Une réponse nécessairement personnelle
Si être responsable, c’est répondre
de ses actes, c’est aussi « se porter garant » et cela
implique au moins trois qualités :
- le discernement qui consiste à reconnaître les différentes
interprétations possibles des faits, des phénomènes
ou des mots, en commençant par reconnaître en nous-mêmes
cette multiplicité de sens.
- le positionnement qui implique de ne pas nous réduire aux
conditionnements de notre environnement, de ne pas nous y conformer
par automatisme. La responsabilité est un engagement de notre
liberté. Le positionnement est l’acte qui nous engage
dans un sens vis-à-vis des situations ou des problèmes
de la vie et de notre monde.
- le fait de se sentir concernés qui implique de nous mêler
de la position des autres, du sens de leur propre engagement, non
pas pour les conditionner mais pour les interpeller, les solliciter
par notre propre témoignage, celui de nos discours et de nos
actes.
Aussi bien en tant qu’êtres humains qu’en
tant que chrétiens, la manière dont nous nous sentons
responsables et la manière dont nous agissons pour exercer notre
responsabilité peut influencer le monde dans lequel nous vivons.
Nous sommes les acteurs de notre propre vie évoluant dans de
multiples environnements, jouissant toujours d’une certaine liberté,
d’une marge de manœuvre et d’autonomie, à l’intérieur
de laquelle on peut agir. S’il y a défection du sujet, il
y a annulation de l’acte : sans sujet, pas de verbe. Chacun reste
responsable de ses actes. Tant qu’on recherchera des excuses sociologiques
et qu’on ne mettra pas en cause la responsabilité individuelle,
on ne résoudra rien. Nous avons donc un devoir envers nous-mêmes,
indissociable d’un devoir envers les autres : celui d’assumer
et de supporter soi-même les conséquences de ses actes
ou de ses décisions sans imposer aux autres d’en porter
le fardeau. Le Dieu qui demande à Caïn « où
est ton frère ? » est un Dieu qui rend l’individu
responsable, qui le rend conscient de ses actes, de ses paroles et des
conséquences qui en découlent. Le même Dieu qui
parle à travers le Christ Jésus en disant « aime
ton prochain comme toi-même » et « va et fais de même
» continue à nous pousser dans le même sens. Il s’adresse
à des individus qu’Il rend allègrement responsables.

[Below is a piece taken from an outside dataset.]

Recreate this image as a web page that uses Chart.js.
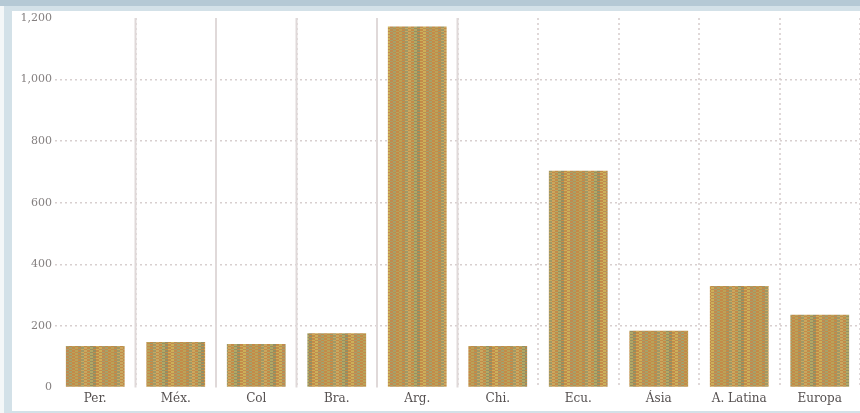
<!DOCTYPE html>
<html>
<head>
<meta charset="utf-8">
<script src="https://cdn.jsdelivr.net/npm/chart.js@4"></script>
<style>
    body { margin: 0; background: #ffffff; }
    #frame { position: absolute; left: 0; top: 0; width: 860px; height: 413px; background: #d3e1e8; overflow: hidden; }
    #topband { position: absolute; left: 0; top: 0; width: 860px; height: 6px; background: #b5c9d5; }
    #leftedge { position: absolute; left: 0; top: 6px; width: 4px; height: 407px; background: #f4f7f8; }
    #panel { position: absolute; left: 12px; top: 11px; width: 848px; height: 400px; background: #ffffff; }
    #wrap { position: absolute; left: 0; top: 0; width: 860px; height: 413px; }
</style>
</head>
<body>
<div id="frame">
    <div id="topband"></div>
    <div id="leftedge"></div>
    <div id="panel"></div>
</div>
<div id="wrap"><canvas id="chart" width="860" height="413"></canvas></div>
<script>
// Chart data
const categories = ['Per.', 'Méx.', 'Col', 'Bra.', 'Arg.', 'Chi.', 'Ecu.', 'Ásia', 'A. Latina', 'Europa'];
const values = [135, 148, 141, 176, 1172, 135, 704, 184, 330, 236];
const yTicks = [0, 200, 400, 600, 800, 1000, 1200];

// Striped fill that imitates the scanned bar texture
function makeBarPattern() {
    const stripes = ['#c48a48', '#b9a35a', '#c48a48', '#9f9866', '#c9a860', '#c48a48',
                     '#b3a865', '#948f62', '#c48a48', '#cbb05a', '#c08a50', '#a6a16a'];
    const c = document.createElement('canvas');
    c.width = stripes.length * 3;
    c.height = 9;
    const g = c.getContext('2d');
    for (let row = 0; row < 9; row++) {
        for (let i = 0; i < stripes.length; i++) {
            const col = stripes[(i + (row % 3 === 1 ? 1 : 0)) % stripes.length];
            g.fillStyle = col;
            g.fillRect(i * 3, row, 3, 1);
        }
    }
    return g.createPattern(c, 'repeat');
}

// Solid separators behind the first bars
const solidSeparators = {
    id: 'solidSeparators',
    beforeDatasetsDraw(chart) {
        const x = chart.scales.x;
        const area = chart.chartArea;
        const ctx = chart.ctx;
        ctx.save();
        ctx.strokeStyle = '#e0d9d9';
        ctx.lineWidth = 2;
        for (let i = 1; i <= 5; i++) {
            const px = (x.getPixelForValue(i - 1) + x.getPixelForValue(i)) / 2;
            ctx.beginPath();
            ctx.moveTo(px, area.top);
            ctx.lineTo(px, area.bottom);
            ctx.stroke();
        }
        ctx.restore();
    }
};

document.addEventListener('DOMContentLoaded', function() {
    const ctx = document.getElementById('chart');
    new Chart(ctx, {
        type: 'bar',
        data: {
            labels: categories,
            datasets: [{
                data: values,
                backgroundColor: makeBarPattern(),
                borderWidth: 0,
                categoryPercentage: 1,
                barPercentage: 0.73
            }]
        },
        options: {
            responsive: false,
            animation: false,
            layout: { padding: { top: 18, right: 0, bottom: 0, left: 0 } },
            plugins: {
                legend: { display: false },
                tooltip: { enabled: false }
            },
            scales: {
                x: {
                    offset: true,
                    afterFit: (s) => { s.height = 25.5; },
                    grid: {
                        offset: true,
                        drawTicks: false,
                        lineWidth: 2,
                        color: (c) => (c.index === 0 ? 'transparent' : '#e0d8d8')
                    },
                    border: { display: false, dash: [2, 3] },
                    ticks: {
                        padding: 4,
                        color: '#555050',
                        font: { family: 'DejaVu Serif', size: 12 }
                    }
                },
                y: {
                    min: 0,
                    max: 1200,
                    afterFit: (s) => { s.width = 55; },
                    afterBuildTicks: (s) => { s.ticks = yTicks.map(v => ({ value: v })); },
                    grid: {
                        drawTicks: false,
                        lineWidth: 1.5,
                        color: (c) => (c.index === 0 || c.index === yTicks.length - 1 ? 'transparent' : '#d8cfcf')
                    },
                    border: { display: false, dash: [2, 3] },
                    ticks: {
                        padding: 3,
                        color: '#858080',
                        font: { family: 'DejaVu Serif', size: 11 }
                    }
                }
            }
        },
        plugins: [solidSeparators]
    });
});
</script>
</body>
</html>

Le même Dieu inspire l’apôtre Paul pour nous dire dans
plusieurs textes comme celui de Galates 5, que nous pouvons assumer
nos responsabilités en toute confiance car, au préalable,
Dieu nous a rendus libres.
Une tendance insidieuse est d’éparpiller
la conscience de la responsabilité sur le compte de la société
au lieu de la diriger un peu plus sur l’individu. Nous sommes passés
du « responsable-coupable » au « responsable mais
pas coupable » pour finir dans le « ni responsable ni coupable
». Certaines méthodes de prévention entretiennent,
parfois par inadvertance, une culture de l’indulgence qui déresponsabilise
les individus. Par exemple le fait de concéder trop facilement
la circonstance sociologique lors d’une infraction alors que nombre
d’individus dans les mêmes conditions sociales ne commettent
aucun délit.
Afin de sortir de l’aveuglement collectif et des
comportements irresponsables et désastreux (incivilité,
démission parentale, lâcheté politique, «
accros » à l’assistance…), nous pourrions commencer
par parler un peu moins de la responsabilité d’une manière
générale et un peu plus de responsabilité individuelle.
Humainement parlant, l’individu est la seule instance pensante
et consciente d’elle-même où vit une intention, s’effectue
un choix, se prend une décision et s’exerce une volonté
agissante. Je crois que nous sommes encore, grâce à Dieu,
maîtres de notre destin dans la vie de tous les jours, dans nos
choix, dans nos Églises : plus nous assumons notre responsabilité
individuelle, plus nous sommes libres.